Research and development encourages innovative ways

Stacey Davidson, REDISA Director, speaks about how investment in research and development (R&D) will prove crucial for companies to stay ahead of global competitors.

Investing in research and development (R&D) not only leads to the sharing of experience and expertise but also helps cultivate future innovators. Science is an area that does not deliver results immediately, which is why it requires sustained investment over time to make the greatest contribution to society. Skills shortages within sectors such as engineering remain an issue and the private sectors’ contribution to education through R&D cannot be underestimated.

REDISA’s commitment to R&D led to research partnerships with Stellenbosch University and the Nelson Mandela Metropolitan University (NMMU), focussing on the establishment of R&D to grow tyre recycling processes. The partnerships are being used to build knowledge and expertise for the country, specifically dealing with the conversion of waste tyres into chemical products, and creating design processes for South African conditions. Harnessing new technologies, promoting R&D, and translating academic research through entrepreneurship are ways to promote productivity, develop the production value chain and create job opportunities.

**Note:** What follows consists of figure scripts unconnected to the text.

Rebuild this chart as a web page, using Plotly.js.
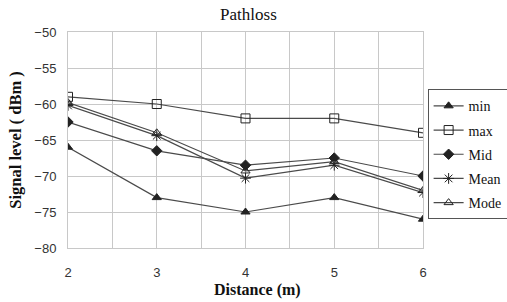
<!DOCTYPE html>
<html>
<head>
<meta charset="utf-8">
<script src="https://cdn.plot.ly/plotly-3.0.1.min.js"></script>
<style>html,body{margin:0;padding:0;background:#fff;}#chart{width:507px;height:302px;}</style>
</head>
<body>
<div id="chart"></div>
<script>
const distance = [2, 3, 4, 5, 6];
const minVals  = [-66, -73, -75, -73, -76];
const maxVals  = [-59, -60, -62, -62, -64];
const midVals  = [-62.5, -66.5, -68.5, -67.5, -70];
const meanVals = [-60.2, -64.4, -70.3, -68.5, -72.3];
const modeVals = [-59.8, -64, -69.3, -68, -72];
const seriesNames = ['min', 'max', 'Mid', 'Mean', 'Mode'];
const xTicks = [2, 3, 4, 5, 6];

const lineColor = '#4a4a4a';
function tr(name, y, symbol, size) {
  return {
    x: distance, y: y, name: name, legendgroup: name, type: 'scatter', mode: 'lines+markers',
    line: {color: lineColor, width: 1.2},
    marker: {symbol: symbol, size: size, color: '#222', line: {color: '#222', width: 1}}
  };
}
const data = [
  tr(seriesNames[0], minVals, 'triangle-up', 8),
  tr(seriesNames[1], maxVals, 'square-open', 9),
  tr(seriesNames[2], midVals, 'diamond', 8),
  tr(seriesNames[3], meanVals, 'asterisk-open', 9),
  tr(seriesNames[4], modeVals, 'triangle-up-open', 8)
];
const serif = 'Liberation Serif';
const sans = 'Liberation Sans, Arial, sans-serif';
const layout = {
  width: 507, height: 302,
  margin: {l: 68, r: 84, t: 32, b: 54, autoexpand: false},
  paper_bgcolor: '#fff', plot_bgcolor: '#fff',
  showlegend: true,
  title: {text: 'Pathloss', font: {family: serif, size: 17, color: '#111'}, x: 0.49, xanchor: 'center', y: 0.955, yanchor: 'middle'},
  xaxis: {
    range: [2, 6], tickvals: xTicks, ticktext: xTicks.map(String),
    showgrid: true, gridcolor: '#c8c8c8', gridwidth: 1,
    minor: {dtick: 0.5, showgrid: true, gridcolor: '#c8c8c8', gridwidth: 1},
    zeroline: false, showline: true, linecolor: '#c8c8c8', mirror: true,
    ticks: 'outside', ticklen: 12, tickcolor: 'rgba(0,0,0,0)',
    tickfont: {family: sans, size: 13, color: '#333'}
  },
  yaxis: {
    range: [-80, -50], dtick: 5,
    showgrid: true, gridcolor: '#c8c8c8', gridwidth: 1,
    zeroline: false, showline: true, linecolor: '#c8c8c8', mirror: true,
    ticks: 'outside', ticklen: 8, tickcolor: 'rgba(0,0,0,0)',
    tickfont: {family: sans, size: 13, color: '#333'},
    title: {text: '<b>Signal level ( dBm )</b>', font: {family: serif, size: 16.5, color: '#111'}, standoff: 8}
  },
  annotations: [{
    text: '<b>Distance (m)</b>', xref: 'paper', yref: 'paper', x: 0.535, y: -0.195,
    xanchor: 'center', yanchor: 'middle', showarrow: false,
    font: {family: serif, size: 16, color: '#111'}
  }],
  legend: {
    x: 1.013, y: 0.735, xanchor: 'left', yanchor: 'top',
    bordercolor: '#555', borderwidth: 1, bgcolor: '#fff',
    font: {family: serif, size: 14, color: '#111'},
    itemwidth: 30, tracegroupgap: 3
  }
};
Plotly.newPlot('chart', data, layout, {displayModeBar: false, staticPlot: true});
</script>
</body>
</html>
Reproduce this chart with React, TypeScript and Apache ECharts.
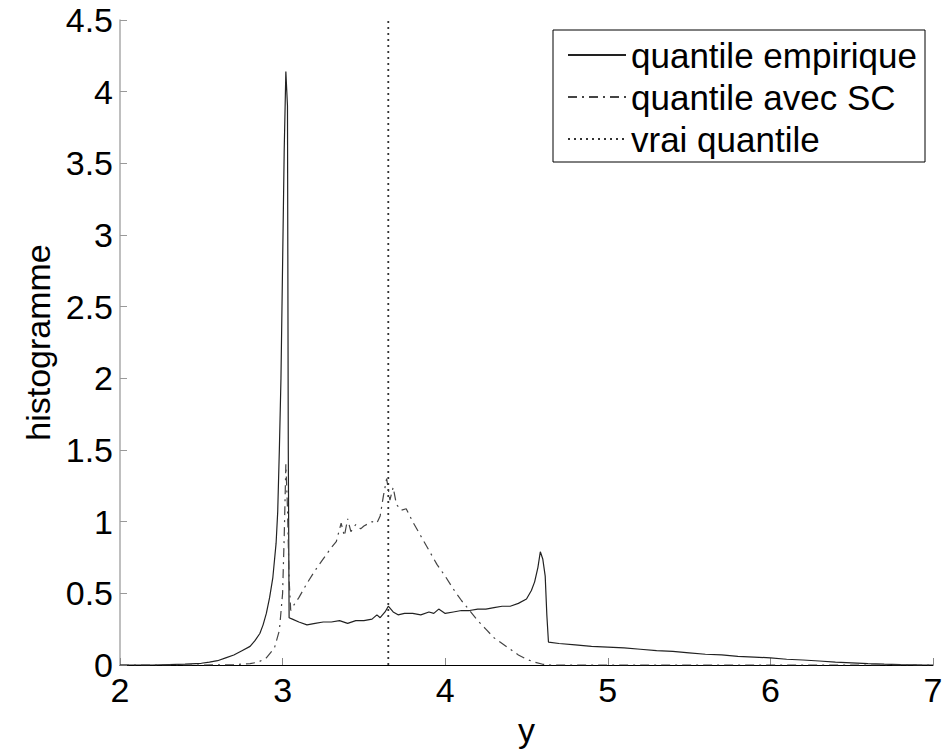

Investment in R&D will not only ensure a generation of knowledge but will also pave the way for innovators, helping to create a country that is aligned with the Vision 2030 goals. It is important to create exciting programmes that introduce the youth to the fields of Science, Technology, Engineering and Maths. This will provide opportunities for the youth to investigate relevant problems, using higher-order thinking skills, and create current and future scientists equipped to take on multifaceted challenges.

Investing in R&D will enable companies like REDISA to gain a competitive edge and to provide greater insights into the possible uses of waste tyres. As this is an industry first, research partnerships with institutions like the Stellenbosch University and NMMU are key as they will influence the development and design elements for tyres manufactured and imported into South Africa.